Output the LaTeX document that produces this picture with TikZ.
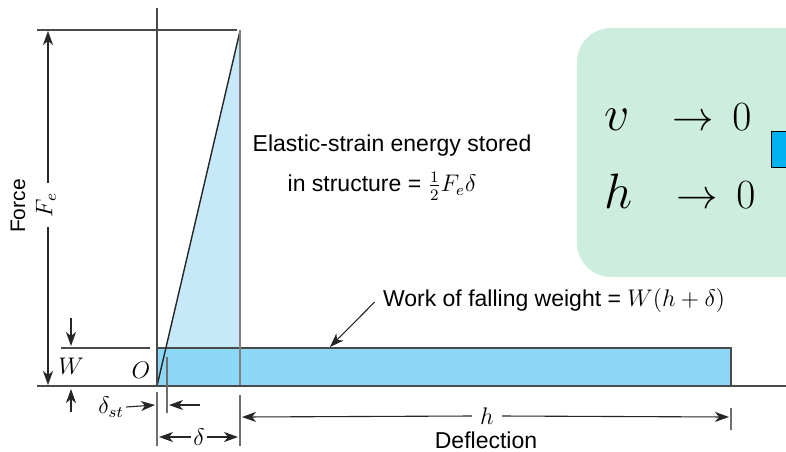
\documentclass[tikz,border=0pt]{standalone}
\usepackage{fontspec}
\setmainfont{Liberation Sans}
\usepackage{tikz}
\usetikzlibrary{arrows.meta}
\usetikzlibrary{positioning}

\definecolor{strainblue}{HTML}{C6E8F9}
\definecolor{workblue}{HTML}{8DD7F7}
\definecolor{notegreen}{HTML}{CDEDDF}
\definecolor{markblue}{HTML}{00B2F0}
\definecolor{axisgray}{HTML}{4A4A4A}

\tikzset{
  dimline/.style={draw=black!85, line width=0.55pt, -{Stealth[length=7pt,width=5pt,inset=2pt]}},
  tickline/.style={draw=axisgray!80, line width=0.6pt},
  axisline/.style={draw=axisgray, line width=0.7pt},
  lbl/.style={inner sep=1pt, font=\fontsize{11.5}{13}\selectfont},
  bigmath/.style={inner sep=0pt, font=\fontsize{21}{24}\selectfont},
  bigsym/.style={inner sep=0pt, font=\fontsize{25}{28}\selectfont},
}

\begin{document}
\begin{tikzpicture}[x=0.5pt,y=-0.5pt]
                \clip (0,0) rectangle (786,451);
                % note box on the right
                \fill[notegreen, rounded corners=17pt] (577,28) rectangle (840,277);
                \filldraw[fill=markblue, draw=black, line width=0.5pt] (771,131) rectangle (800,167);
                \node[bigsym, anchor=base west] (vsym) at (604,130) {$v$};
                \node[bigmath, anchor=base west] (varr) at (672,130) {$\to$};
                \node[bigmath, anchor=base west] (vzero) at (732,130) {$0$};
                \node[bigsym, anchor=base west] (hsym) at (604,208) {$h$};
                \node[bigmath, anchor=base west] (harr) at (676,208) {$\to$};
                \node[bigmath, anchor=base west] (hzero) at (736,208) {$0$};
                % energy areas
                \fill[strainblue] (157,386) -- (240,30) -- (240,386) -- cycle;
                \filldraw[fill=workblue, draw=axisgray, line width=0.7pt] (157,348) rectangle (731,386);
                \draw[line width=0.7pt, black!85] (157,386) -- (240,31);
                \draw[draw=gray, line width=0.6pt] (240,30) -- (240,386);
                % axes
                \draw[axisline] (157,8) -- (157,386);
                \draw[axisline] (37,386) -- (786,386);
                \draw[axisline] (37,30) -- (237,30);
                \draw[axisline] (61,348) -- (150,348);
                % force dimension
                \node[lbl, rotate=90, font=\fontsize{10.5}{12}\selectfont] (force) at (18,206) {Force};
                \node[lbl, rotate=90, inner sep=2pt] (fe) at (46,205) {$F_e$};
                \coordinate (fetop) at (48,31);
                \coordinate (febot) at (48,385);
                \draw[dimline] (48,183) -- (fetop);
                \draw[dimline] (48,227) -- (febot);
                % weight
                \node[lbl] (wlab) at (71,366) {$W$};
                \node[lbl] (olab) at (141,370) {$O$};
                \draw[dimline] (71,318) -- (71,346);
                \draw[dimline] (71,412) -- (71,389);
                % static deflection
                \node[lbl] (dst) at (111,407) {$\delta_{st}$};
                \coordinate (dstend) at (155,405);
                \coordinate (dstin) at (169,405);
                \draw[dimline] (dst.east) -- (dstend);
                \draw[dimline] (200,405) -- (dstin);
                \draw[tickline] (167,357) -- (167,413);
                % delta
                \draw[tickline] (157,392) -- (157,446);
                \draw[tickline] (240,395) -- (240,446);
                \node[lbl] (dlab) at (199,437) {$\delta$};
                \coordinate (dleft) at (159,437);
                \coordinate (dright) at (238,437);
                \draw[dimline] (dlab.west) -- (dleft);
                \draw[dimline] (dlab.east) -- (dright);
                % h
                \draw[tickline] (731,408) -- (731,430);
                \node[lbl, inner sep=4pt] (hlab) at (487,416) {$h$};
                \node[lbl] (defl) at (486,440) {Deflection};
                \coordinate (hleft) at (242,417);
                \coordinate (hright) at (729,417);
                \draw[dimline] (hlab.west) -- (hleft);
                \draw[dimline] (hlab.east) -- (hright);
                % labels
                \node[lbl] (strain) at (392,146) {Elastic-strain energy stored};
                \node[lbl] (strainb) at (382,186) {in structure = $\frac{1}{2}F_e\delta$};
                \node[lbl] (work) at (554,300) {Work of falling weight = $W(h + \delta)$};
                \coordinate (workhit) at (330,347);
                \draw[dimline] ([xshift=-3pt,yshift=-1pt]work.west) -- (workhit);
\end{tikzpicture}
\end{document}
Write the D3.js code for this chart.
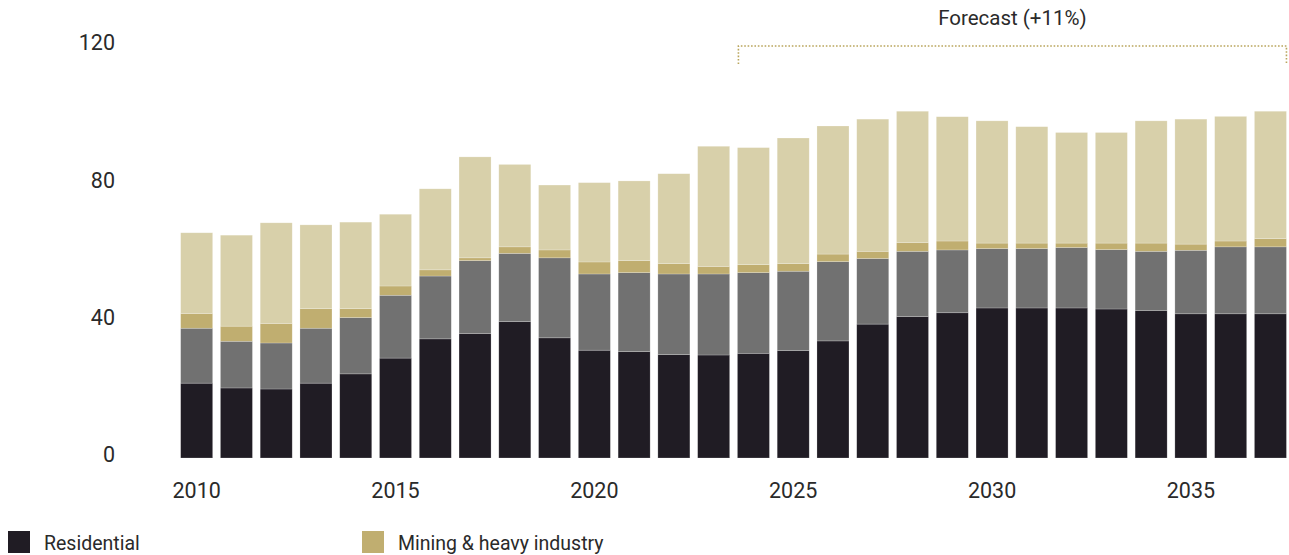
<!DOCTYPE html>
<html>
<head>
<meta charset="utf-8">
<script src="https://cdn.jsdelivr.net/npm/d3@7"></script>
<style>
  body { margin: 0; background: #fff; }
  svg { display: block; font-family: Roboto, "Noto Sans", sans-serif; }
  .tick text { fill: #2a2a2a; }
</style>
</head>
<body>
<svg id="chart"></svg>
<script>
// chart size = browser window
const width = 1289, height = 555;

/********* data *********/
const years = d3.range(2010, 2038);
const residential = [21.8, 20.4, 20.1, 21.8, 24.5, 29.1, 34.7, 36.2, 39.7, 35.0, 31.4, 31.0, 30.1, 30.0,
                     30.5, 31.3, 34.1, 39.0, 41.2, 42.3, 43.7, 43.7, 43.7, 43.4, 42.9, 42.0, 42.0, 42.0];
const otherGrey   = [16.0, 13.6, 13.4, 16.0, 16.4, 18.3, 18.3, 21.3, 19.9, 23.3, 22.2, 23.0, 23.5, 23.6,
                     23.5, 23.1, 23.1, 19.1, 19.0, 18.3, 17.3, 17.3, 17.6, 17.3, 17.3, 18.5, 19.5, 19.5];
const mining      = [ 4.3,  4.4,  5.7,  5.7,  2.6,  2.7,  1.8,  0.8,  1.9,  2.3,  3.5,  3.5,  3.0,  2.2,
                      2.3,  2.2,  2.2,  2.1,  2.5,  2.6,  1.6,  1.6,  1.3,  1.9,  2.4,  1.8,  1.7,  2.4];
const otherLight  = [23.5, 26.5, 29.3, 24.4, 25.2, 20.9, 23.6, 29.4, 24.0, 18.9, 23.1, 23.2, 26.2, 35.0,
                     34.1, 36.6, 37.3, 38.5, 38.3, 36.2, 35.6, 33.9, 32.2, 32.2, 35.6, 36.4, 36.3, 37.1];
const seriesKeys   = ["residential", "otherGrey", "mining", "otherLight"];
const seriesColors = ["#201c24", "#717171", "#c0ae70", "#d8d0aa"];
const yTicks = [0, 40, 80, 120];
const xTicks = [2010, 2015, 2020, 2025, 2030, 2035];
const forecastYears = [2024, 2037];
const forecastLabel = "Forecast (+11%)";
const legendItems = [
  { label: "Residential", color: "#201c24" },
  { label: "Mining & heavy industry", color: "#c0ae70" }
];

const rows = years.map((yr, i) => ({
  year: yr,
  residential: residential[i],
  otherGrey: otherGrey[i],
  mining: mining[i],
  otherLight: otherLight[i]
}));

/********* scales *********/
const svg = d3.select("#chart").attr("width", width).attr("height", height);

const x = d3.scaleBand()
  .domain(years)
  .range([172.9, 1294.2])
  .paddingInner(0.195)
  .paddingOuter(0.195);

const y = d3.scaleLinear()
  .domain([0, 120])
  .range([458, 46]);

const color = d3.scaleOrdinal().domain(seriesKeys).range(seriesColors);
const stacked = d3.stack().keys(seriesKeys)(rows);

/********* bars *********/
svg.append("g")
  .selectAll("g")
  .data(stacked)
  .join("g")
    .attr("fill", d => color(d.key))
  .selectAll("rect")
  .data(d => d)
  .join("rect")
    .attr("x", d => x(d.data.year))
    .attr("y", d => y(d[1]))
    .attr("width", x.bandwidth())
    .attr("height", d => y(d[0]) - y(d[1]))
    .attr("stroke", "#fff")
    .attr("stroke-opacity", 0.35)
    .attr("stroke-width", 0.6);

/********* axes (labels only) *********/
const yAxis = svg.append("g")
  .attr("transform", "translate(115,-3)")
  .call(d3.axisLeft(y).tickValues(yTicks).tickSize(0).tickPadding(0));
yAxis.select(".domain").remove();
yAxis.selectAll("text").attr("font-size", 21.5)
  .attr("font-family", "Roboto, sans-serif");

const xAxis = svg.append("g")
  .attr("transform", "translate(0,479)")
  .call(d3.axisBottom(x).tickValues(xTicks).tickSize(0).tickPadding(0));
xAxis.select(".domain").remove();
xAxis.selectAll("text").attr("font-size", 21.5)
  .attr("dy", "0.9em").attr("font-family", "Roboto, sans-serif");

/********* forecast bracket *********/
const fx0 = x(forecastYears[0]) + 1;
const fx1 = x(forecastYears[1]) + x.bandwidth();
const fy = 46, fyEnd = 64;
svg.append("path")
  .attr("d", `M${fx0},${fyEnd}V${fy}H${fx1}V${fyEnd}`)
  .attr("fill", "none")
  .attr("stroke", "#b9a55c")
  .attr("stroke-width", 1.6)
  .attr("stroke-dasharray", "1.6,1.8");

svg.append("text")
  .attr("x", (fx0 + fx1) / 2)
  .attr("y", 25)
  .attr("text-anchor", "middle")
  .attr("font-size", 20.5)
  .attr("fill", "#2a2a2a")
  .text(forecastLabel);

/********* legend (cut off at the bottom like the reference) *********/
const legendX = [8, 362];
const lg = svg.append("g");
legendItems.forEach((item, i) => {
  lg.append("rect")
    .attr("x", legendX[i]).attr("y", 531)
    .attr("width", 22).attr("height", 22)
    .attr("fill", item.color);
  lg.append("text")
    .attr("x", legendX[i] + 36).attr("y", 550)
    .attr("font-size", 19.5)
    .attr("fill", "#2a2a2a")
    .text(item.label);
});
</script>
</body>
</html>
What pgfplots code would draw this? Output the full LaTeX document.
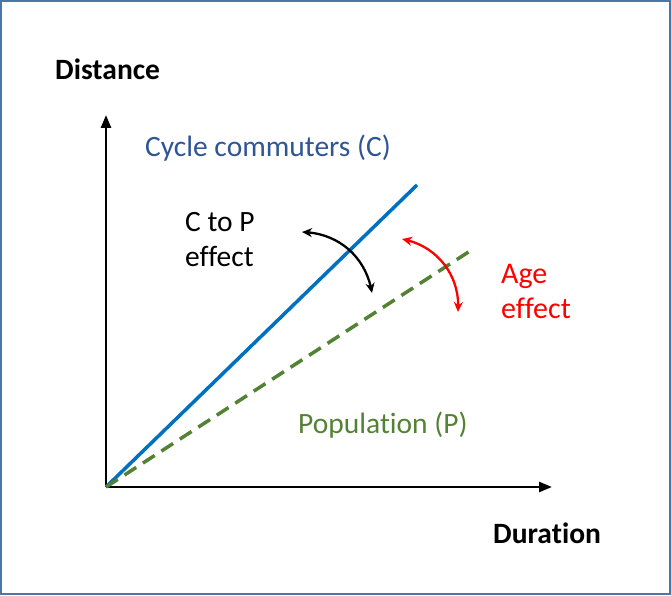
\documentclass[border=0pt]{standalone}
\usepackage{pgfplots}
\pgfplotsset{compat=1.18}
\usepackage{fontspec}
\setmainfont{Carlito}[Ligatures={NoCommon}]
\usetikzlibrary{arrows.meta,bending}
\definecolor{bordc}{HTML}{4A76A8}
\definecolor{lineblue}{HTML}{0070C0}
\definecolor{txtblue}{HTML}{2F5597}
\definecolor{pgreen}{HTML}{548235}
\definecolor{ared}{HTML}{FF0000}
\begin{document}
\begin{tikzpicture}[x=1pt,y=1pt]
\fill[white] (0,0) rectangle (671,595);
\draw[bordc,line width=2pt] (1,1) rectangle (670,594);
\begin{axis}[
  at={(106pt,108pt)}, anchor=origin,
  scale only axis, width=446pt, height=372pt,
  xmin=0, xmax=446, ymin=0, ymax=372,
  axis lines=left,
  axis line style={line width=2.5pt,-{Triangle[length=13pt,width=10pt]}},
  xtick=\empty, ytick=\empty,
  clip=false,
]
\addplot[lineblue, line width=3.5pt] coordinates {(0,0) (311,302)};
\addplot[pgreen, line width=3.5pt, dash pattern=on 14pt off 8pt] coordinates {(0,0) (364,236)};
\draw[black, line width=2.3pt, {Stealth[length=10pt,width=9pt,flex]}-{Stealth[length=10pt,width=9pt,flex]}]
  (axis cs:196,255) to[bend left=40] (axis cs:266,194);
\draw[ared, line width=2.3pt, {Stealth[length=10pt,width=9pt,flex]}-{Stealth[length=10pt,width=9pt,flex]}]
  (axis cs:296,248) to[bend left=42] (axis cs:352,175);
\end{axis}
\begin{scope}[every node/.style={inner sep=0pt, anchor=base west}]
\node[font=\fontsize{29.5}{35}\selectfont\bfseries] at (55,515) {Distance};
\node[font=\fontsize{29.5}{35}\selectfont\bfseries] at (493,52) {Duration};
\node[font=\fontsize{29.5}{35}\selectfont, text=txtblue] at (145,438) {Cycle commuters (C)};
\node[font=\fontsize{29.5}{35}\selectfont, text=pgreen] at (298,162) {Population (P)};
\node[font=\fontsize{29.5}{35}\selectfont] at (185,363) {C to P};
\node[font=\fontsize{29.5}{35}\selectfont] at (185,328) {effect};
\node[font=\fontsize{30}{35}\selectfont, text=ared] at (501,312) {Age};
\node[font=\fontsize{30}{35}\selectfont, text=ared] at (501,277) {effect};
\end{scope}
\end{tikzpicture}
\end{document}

·····

WHAT THE TASK ASKS:
From the listing above, restate verbatim the lines running from the one with "Write the D3.js code for this chart." through the one with "const width = 1289, height = 555;", inclusive, but not the pictures.

EXERCISE OUTPUT:
Write the D3.js code for this chart.
<!DOCTYPE html>
<html>
<head>
<meta charset="utf-8">
<script src="https://cdn.jsdelivr.net/npm/d3@7"></script>
<style>
  body { margin: 0; background: #fff; }
  svg { display: block; font-family: Roboto, "Noto Sans", sans-serif; }
  .tick text { fill: #2a2a2a; }
</style>
</head>
<body>
<svg id="chart"></svg>
<script>
// chart size = browser window
const width = 1289, height = 555;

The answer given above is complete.